*Your task*
Keep only the lines where "this" appears.

── Task inputs

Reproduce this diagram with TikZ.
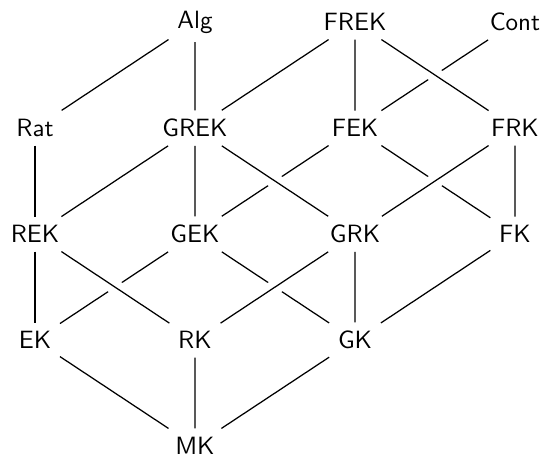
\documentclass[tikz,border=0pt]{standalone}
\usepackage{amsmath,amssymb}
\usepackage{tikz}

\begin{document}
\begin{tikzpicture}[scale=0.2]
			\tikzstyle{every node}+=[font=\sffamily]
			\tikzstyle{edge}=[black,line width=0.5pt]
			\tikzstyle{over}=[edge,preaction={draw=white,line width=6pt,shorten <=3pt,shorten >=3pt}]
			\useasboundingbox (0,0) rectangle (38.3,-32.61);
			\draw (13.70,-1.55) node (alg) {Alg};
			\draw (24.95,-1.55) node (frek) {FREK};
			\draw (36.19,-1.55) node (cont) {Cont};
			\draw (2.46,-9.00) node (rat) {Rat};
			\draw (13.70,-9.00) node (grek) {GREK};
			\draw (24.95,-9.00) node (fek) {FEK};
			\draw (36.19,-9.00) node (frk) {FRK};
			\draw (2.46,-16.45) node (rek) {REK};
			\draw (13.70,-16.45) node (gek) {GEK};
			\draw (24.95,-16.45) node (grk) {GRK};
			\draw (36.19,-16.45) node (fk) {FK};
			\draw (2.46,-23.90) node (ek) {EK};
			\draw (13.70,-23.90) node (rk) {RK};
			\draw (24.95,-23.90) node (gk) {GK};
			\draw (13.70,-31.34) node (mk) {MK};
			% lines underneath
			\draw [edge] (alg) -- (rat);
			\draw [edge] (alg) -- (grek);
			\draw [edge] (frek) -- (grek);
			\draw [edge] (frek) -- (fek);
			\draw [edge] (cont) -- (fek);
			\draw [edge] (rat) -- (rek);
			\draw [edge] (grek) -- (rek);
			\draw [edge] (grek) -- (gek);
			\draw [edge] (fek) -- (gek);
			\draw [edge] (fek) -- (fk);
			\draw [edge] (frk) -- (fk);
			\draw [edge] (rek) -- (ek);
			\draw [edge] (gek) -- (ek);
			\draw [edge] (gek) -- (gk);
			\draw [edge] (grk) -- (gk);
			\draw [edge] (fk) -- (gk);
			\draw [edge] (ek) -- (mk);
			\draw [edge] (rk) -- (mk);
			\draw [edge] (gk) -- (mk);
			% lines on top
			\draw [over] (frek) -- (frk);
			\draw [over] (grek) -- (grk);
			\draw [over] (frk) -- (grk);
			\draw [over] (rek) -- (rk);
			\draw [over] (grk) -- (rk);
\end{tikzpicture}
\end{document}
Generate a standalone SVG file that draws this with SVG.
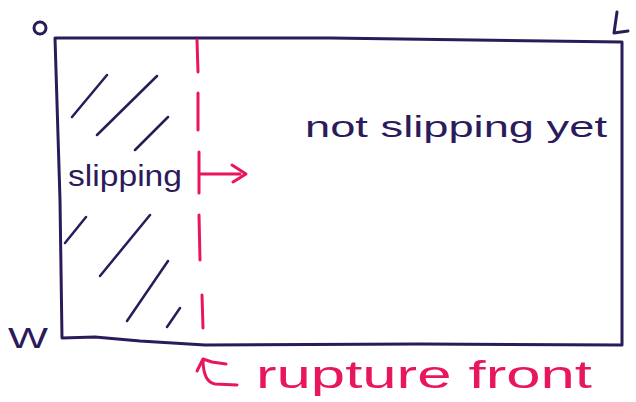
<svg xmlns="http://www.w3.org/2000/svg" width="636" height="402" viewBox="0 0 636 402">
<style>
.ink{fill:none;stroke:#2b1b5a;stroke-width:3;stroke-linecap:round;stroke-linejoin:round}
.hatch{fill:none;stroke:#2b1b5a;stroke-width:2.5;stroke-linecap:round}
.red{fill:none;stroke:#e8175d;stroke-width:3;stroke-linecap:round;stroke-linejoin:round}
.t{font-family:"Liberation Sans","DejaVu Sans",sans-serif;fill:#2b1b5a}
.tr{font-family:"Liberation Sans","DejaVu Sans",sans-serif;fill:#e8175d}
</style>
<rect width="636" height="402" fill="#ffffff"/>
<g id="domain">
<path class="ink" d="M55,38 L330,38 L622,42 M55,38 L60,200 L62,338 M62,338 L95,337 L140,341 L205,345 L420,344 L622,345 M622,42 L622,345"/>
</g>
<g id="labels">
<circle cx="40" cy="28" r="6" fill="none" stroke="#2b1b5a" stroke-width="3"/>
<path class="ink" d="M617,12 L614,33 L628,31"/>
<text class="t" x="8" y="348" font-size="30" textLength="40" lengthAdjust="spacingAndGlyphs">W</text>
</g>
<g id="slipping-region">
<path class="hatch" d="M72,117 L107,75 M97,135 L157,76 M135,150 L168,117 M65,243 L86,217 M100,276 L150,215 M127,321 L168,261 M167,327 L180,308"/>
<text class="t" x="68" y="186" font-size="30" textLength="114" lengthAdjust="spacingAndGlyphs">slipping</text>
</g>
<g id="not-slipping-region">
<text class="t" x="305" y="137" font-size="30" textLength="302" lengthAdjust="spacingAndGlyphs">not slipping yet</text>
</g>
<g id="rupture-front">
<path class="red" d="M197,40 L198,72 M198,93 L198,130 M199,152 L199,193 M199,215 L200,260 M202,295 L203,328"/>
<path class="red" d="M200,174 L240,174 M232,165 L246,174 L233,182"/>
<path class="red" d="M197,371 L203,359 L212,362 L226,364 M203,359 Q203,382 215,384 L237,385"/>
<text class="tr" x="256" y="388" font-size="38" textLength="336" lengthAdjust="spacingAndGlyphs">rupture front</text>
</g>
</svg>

────
── Task inputs

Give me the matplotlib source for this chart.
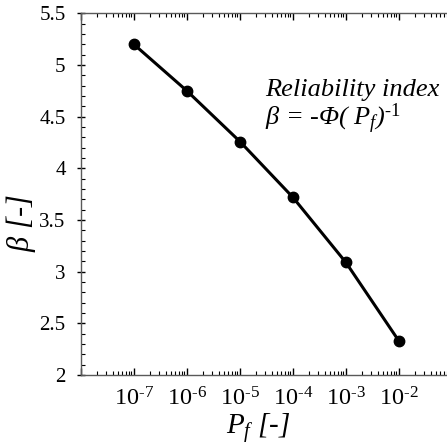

────
── Task inputs

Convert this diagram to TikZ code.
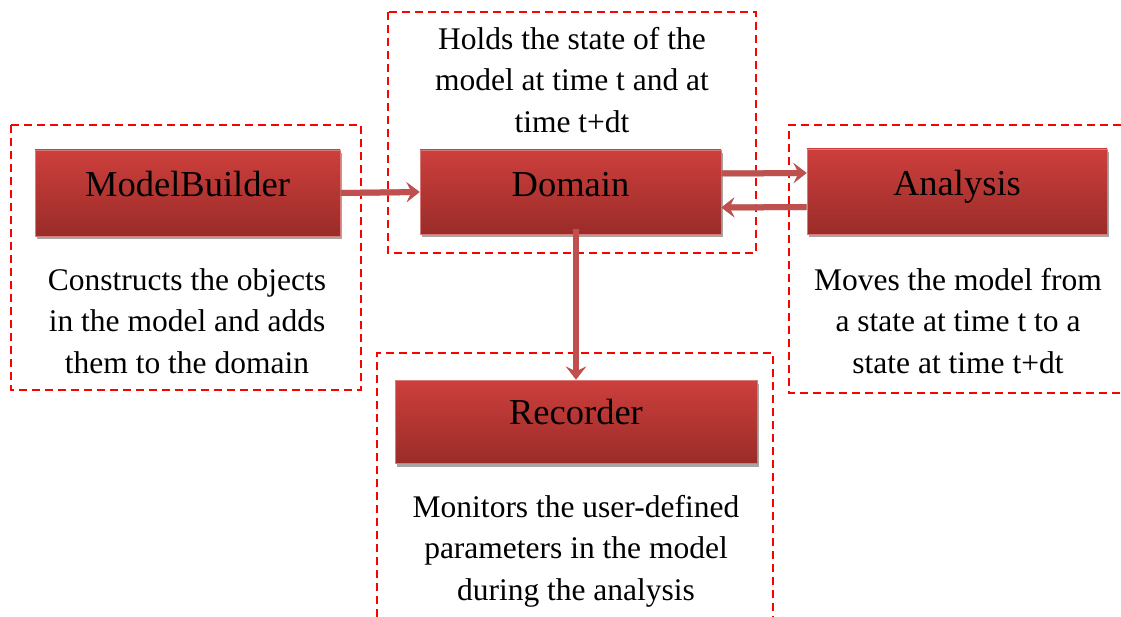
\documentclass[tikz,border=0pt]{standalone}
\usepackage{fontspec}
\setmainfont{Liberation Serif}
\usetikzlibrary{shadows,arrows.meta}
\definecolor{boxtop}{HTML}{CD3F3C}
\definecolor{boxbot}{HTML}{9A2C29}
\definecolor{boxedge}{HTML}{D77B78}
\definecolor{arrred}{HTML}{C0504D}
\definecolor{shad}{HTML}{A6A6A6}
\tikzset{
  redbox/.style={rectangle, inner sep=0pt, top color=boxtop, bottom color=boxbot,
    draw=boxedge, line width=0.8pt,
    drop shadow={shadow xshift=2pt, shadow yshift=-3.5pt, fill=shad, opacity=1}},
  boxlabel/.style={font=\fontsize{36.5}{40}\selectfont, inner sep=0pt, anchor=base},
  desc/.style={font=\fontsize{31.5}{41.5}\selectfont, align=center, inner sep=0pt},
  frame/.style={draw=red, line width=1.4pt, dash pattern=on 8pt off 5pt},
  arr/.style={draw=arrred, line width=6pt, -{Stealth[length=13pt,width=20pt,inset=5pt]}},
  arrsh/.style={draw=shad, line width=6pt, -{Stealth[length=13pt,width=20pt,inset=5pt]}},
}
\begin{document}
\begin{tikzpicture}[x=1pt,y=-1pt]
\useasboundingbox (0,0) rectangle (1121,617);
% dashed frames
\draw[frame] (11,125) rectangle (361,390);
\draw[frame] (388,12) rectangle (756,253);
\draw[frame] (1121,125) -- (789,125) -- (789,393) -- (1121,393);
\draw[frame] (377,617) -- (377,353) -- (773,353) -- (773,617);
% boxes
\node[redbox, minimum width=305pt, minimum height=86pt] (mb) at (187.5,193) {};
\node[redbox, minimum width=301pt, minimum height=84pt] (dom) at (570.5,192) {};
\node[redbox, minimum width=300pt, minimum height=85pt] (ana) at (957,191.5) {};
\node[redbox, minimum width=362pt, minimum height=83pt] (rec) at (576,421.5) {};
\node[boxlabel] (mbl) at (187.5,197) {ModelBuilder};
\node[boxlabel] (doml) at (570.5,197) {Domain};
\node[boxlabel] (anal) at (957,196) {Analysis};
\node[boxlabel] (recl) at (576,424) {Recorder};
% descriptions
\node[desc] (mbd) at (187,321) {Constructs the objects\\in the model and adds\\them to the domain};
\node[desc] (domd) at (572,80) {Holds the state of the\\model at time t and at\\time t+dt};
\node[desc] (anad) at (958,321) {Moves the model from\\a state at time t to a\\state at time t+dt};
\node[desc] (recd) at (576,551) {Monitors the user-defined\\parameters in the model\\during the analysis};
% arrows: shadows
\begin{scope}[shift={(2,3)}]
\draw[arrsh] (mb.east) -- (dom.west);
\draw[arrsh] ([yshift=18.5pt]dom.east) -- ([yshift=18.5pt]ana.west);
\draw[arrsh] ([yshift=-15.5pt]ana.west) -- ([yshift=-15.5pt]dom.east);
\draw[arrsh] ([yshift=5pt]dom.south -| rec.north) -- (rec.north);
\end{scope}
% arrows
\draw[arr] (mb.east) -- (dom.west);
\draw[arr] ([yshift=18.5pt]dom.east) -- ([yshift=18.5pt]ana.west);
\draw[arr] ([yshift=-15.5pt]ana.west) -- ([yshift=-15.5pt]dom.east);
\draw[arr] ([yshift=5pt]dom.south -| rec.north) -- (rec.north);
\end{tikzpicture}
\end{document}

────

*Exercise answer*
Reproduce this diagram with TikZ.
Generate a standalone SVG file that draws this with SVG.
Give me the matplotlib source for this chart.
Convert this diagram to TikZ code.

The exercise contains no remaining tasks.